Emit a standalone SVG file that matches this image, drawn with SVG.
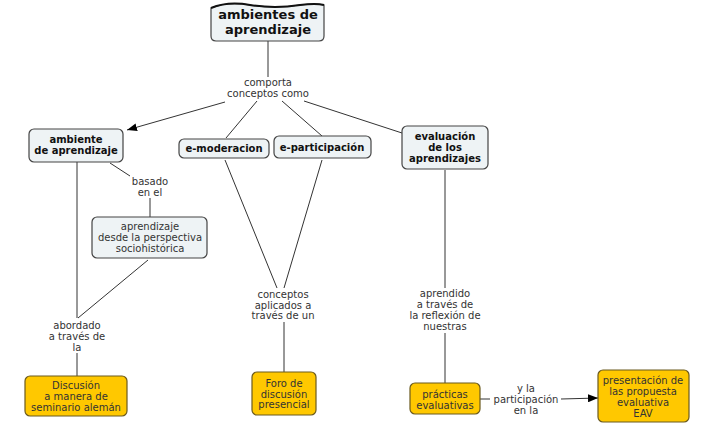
<svg xmlns="http://www.w3.org/2000/svg" width="727" height="432" viewBox="0 0 727 432">
<style>
.n{fill:#eef3f5;stroke:#444;stroke-width:1.2}
.y{fill:#ffc800;stroke:#6b5a1e;stroke-width:1.2}
.b{font-family:"DejaVu Sans",Verdana,sans-serif;font-weight:bold;font-size:10px;fill:#111;text-anchor:middle}
.t{font-family:"DejaVu Sans",Verdana,sans-serif;font-size:10px;fill:#333;text-anchor:middle}
.c line,.c polyline{stroke:#333;stroke-width:1;fill:none}
</style>
<defs>
<marker id="ar" viewBox="0 0 10 8" refX="10" refY="4" markerWidth="10" markerHeight="8" markerUnits="userSpaceOnUse" orient="auto">
<path d="M0,0 L10,4 L0,8 z" fill="#000"/>
</marker>
</defs>
<rect width="727" height="432" fill="#fff"/>
<g class="c" id="connectors">
<line x1="268" y1="41" x2="268" y2="77"/>
<line x1="225" y1="102" x2="127" y2="130" marker-end="url(#ar)"/>
<line x1="257" y1="101" x2="226" y2="138"/>
<line x1="282" y1="101" x2="322" y2="136"/>
<line x1="304" y1="101" x2="402" y2="133"/>
<line x1="110" y1="163" x2="130" y2="176"/>
<line x1="150" y1="198" x2="150" y2="217"/>
<line x1="77" y1="162" x2="77" y2="318"/>
<line x1="148" y1="260" x2="78" y2="318"/>
<line x1="77" y1="353" x2="77" y2="376"/>
<line x1="225" y1="160" x2="277" y2="288"/>
<line x1="322" y1="160" x2="284" y2="288"/>
<line x1="284" y1="322" x2="284" y2="372"/>
<line x1="445" y1="170" x2="445" y2="288"/>
<line x1="445" y1="333" x2="445" y2="383"/>
<line x1="480" y1="399" x2="490" y2="399"/>
<line x1="561" y1="399" x2="598" y2="398" marker-end="url(#ar)"/>
</g>
<g id="root">
<path class="n" d="M211,8 Q228,1 250,5 Q275,9 300,5 Q316,3 324,5 L324,36 Q324,41 319,41 L216,41 Q211,41 211,36 Z"/>
<path d="M211,8 Q228,1 250,5 Q275,9 300,5 Q316,3 324,5" fill="none" stroke="#111" stroke-width="2"/>
<text class="b" style="font-size:13px" x="268" y="19">ambientes de</text>
<text class="b" style="font-size:13px" x="268" y="34">aprendizaje</text>
</g>
<g id="lbl-comporta">
<text class="t" x="268" y="86">comporta</text>
<text class="t" x="268" y="97">conceptos como</text>
</g>
<g id="ambiente">
<rect class="n" x="29" y="129" width="94" height="33" rx="5"/>
<text class="b" x="76" y="143">ambiente</text>
<text class="b" x="76" y="154">de aprendizaje</text>
</g>
<g id="emoderacion">
<rect class="n" x="179" y="139" width="90" height="19" rx="5"/>
<text class="b" x="224" y="152">e-moderacion</text>
</g>
<g id="eparticipacion">
<rect class="n" x="274" y="136" width="97" height="22" rx="5"/>
<text class="b" x="322" y="151">e-participación</text>
</g>
<g id="evaluacion">
<rect class="n" x="402" y="126" width="86" height="43" rx="5"/>
<text class="b" x="445" y="140">evaluación</text>
<text class="b" x="445" y="151">de los</text>
<text class="b" x="445" y="162">aprendizajes</text>
</g>
<g id="lbl-basado">
<text class="t" x="150" y="185">basado</text>
<text class="t" x="150" y="196">en el</text>
</g>
<g id="sociohistorica">
<rect class="n" x="92" y="217" width="115" height="41" rx="5"/>
<text class="t" x="150" y="230">aprendizaje</text>
<text class="t" x="150" y="241">desde la perspectiva</text>
<text class="t" x="150" y="252">sociohistórica</text>
</g>
<g id="lbl-abordado">
<text class="t" x="77" y="329">abordado</text>
<text class="t" x="77" y="340">a través de</text>
<text class="t" x="77" y="351">la</text>
</g>
<g id="discusion">
<rect class="y" x="25" y="376" width="102" height="40" rx="5"/>
<text class="t" x="76" y="389">Discusión</text>
<text class="t" x="76" y="400">a manera de</text>
<text class="t" x="76" y="411">seminario alemán</text>
</g>
<g id="lbl-conceptos">
<text class="t" x="283" y="298">conceptos</text>
<text class="t" x="283" y="309">aplicados a</text>
<text class="t" x="283" y="319">través de un</text>
</g>
<g id="foro">
<rect class="y" x="252" y="372" width="64" height="43" rx="5"/>
<text class="t" x="284" y="387">Foro de</text>
<text class="t" x="284" y="398">discusión</text>
<text class="t" x="284" y="408">presencial</text>
</g>
<g id="lbl-aprendido">
<text class="t" x="445" y="297">aprendido</text>
<text class="t" x="445" y="308">a través de</text>
<text class="t" x="445" y="319">la reflexión de</text>
<text class="t" x="445" y="330">nuestras</text>
</g>
<g id="practicas">
<rect class="y" x="410" y="383" width="70" height="31" rx="5"/>
<text class="t" x="445" y="398">prácticas</text>
<text class="t" x="445" y="409">evaluativas</text>
</g>
<g id="lbl-participacion">
<text class="t" x="526" y="392">y la</text>
<text class="t" x="526" y="403">participación</text>
<text class="t" x="526" y="414">en la</text>
</g>
<g id="presentacion">
<rect class="y" x="598" y="370" width="91" height="52" rx="5"/>
<text class="t" x="643" y="384">presentación de</text>
<text class="t" x="643" y="395">las propuesta</text>
<text class="t" x="643" y="406">evaluativa</text>
<text class="t" x="643" y="417">EAV</text>
</g>
</svg>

The exercise - Your task is to reproduce all of the material exactly. The pictures stay out.

Task output -
Emit a standalone SVG file that matches this image, drawn with SVG.
<svg xmlns="http://www.w3.org/2000/svg" width="727" height="432" viewBox="0 0 727 432">
<style>
.n{fill:#eef3f5;stroke:#444;stroke-width:1.2}
.y{fill:#ffc800;stroke:#6b5a1e;stroke-width:1.2}
.b{font-family:"DejaVu Sans",Verdana,sans-serif;font-weight:bold;font-size:10px;fill:#111;text-anchor:middle}
.t{font-family:"DejaVu Sans",Verdana,sans-serif;font-size:10px;fill:#333;text-anchor:middle}
.c line,.c polyline{stroke:#333;stroke-width:1;fill:none}
</style>
<defs>
<marker id="ar" viewBox="0 0 10 8" refX="10" refY="4" markerWidth="10" markerHeight="8" markerUnits="userSpaceOnUse" orient="auto">
<path d="M0,0 L10,4 L0,8 z" fill="#000"/>
</marker>
</defs>
<rect width="727" height="432" fill="#fff"/>
<g class="c" id="connectors">
<line x1="268" y1="41" x2="268" y2="77"/>
<line x1="225" y1="102" x2="127" y2="130" marker-end="url(#ar)"/>
<line x1="257" y1="101" x2="226" y2="138"/>
<line x1="282" y1="101" x2="322" y2="136"/>
<line x1="304" y1="101" x2="402" y2="133"/>
<line x1="110" y1="163" x2="130" y2="176"/>
<line x1="150" y1="198" x2="150" y2="217"/>
<line x1="77" y1="162" x2="77" y2="318"/>
<line x1="148" y1="260" x2="78" y2="318"/>
<line x1="77" y1="353" x2="77" y2="376"/>
<line x1="225" y1="160" x2="277" y2="288"/>
<line x1="322" y1="160" x2="284" y2="288"/>
<line x1="284" y1="322" x2="284" y2="372"/>
<line x1="445" y1="170" x2="445" y2="288"/>
<line x1="445" y1="333" x2="445" y2="383"/>
<line x1="480" y1="399" x2="490" y2="399"/>
<line x1="561" y1="399" x2="598" y2="398" marker-end="url(#ar)"/>
</g>
<g id="root">
<path class="n" d="M211,8 Q228,1 250,5 Q275,9 300,5 Q316,3 324,5 L324,36 Q324,41 319,41 L216,41 Q211,41 211,36 Z"/>
<path d="M211,8 Q228,1 250,5 Q275,9 300,5 Q316,3 324,5" fill="none" stroke="#111" stroke-width="2"/>
<text class="b" style="font-size:13px" x="268" y="19">ambientes de</text>
<text class="b" style="font-size:13px" x="268" y="34">aprendizaje</text>
</g>
<g id="lbl-comporta">
<text class="t" x="268" y="86">comporta</text>
<text class="t" x="268" y="97">conceptos como</text>
</g>
<g id="ambiente">
<rect class="n" x="29" y="129" width="94" height="33" rx="5"/>
<text class="b" x="76" y="143">ambiente</text>
<text class="b" x="76" y="154">de aprendizaje</text>
</g>
<g id="emoderacion">
<rect class="n" x="179" y="139" width="90" height="19" rx="5"/>
<text class="b" x="224" y="152">e-moderacion</text>
</g>
<g id="eparticipacion">
<rect class="n" x="274" y="136" width="97" height="22" rx="5"/>
<text class="b" x="322" y="151">e-participación</text>
</g>
<g id="evaluacion">
<rect class="n" x="402" y="126" width="86" height="43" rx="5"/>
<text class="b" x="445" y="140">evaluación</text>
<text class="b" x="445" y="151">de los</text>
<text class="b" x="445" y="162">aprendizajes</text>
</g>
<g id="lbl-basado">
<text class="t" x="150" y="185">basado</text>
<text class="t" x="150" y="196">en el</text>
</g>
<g id="sociohistorica">
<rect class="n" x="92" y="217" width="115" height="41" rx="5"/>
<text class="t" x="150" y="230">aprendizaje</text>
<text class="t" x="150" y="241">desde la perspectiva</text>
<text class="t" x="150" y="252">sociohistórica</text>
</g>
<g id="lbl-abordado">
<text class="t" x="77" y="329">abordado</text>
<text class="t" x="77" y="340">a través de</text>
<text class="t" x="77" y="351">la</text>
</g>
<g id="discusion">
<rect class="y" x="25" y="376" width="102" height="40" rx="5"/>
<text class="t" x="76" y="389">Discusión</text>
<text class="t" x="76" y="400">a manera de</text>
<text class="t" x="76" y="411">seminario alemán</text>
</g>
<g id="lbl-conceptos">
<text class="t" x="283" y="298">conceptos</text>
<text class="t" x="283" y="309">aplicados a</text>
<text class="t" x="283" y="319">través de un</text>
</g>
<g id="foro">
<rect class="y" x="252" y="372" width="64" height="43" rx="5"/>
<text class="t" x="284" y="387">Foro de</text>
<text class="t" x="284" y="398">discusión</text>
<text class="t" x="284" y="408">presencial</text>
</g>
<g id="lbl-aprendido">
<text class="t" x="445" y="297">aprendido</text>
<text class="t" x="445" y="308">a través de</text>
<text class="t" x="445" y="319">la reflexión de</text>
<text class="t" x="445" y="330">nuestras</text>
</g>
<g id="practicas">
<rect class="y" x="410" y="383" width="70" height="31" rx="5"/>
<text class="t" x="445" y="398">prácticas</text>
<text class="t" x="445" y="409">evaluativas</text>
</g>
<g id="lbl-participacion">
<text class="t" x="526" y="392">y la</text>
<text class="t" x="526" y="403">participación</text>
<text class="t" x="526" y="414">en la</text>
</g>
<g id="presentacion">
<rect class="y" x="598" y="370" width="91" height="52" rx="5"/>
<text class="t" x="643" y="384">presentación de</text>
<text class="t" x="643" y="395">las propuesta</text>
<text class="t" x="643" y="406">evaluativa</text>
<text class="t" x="643" y="417">EAV</text>
</g>
</svg>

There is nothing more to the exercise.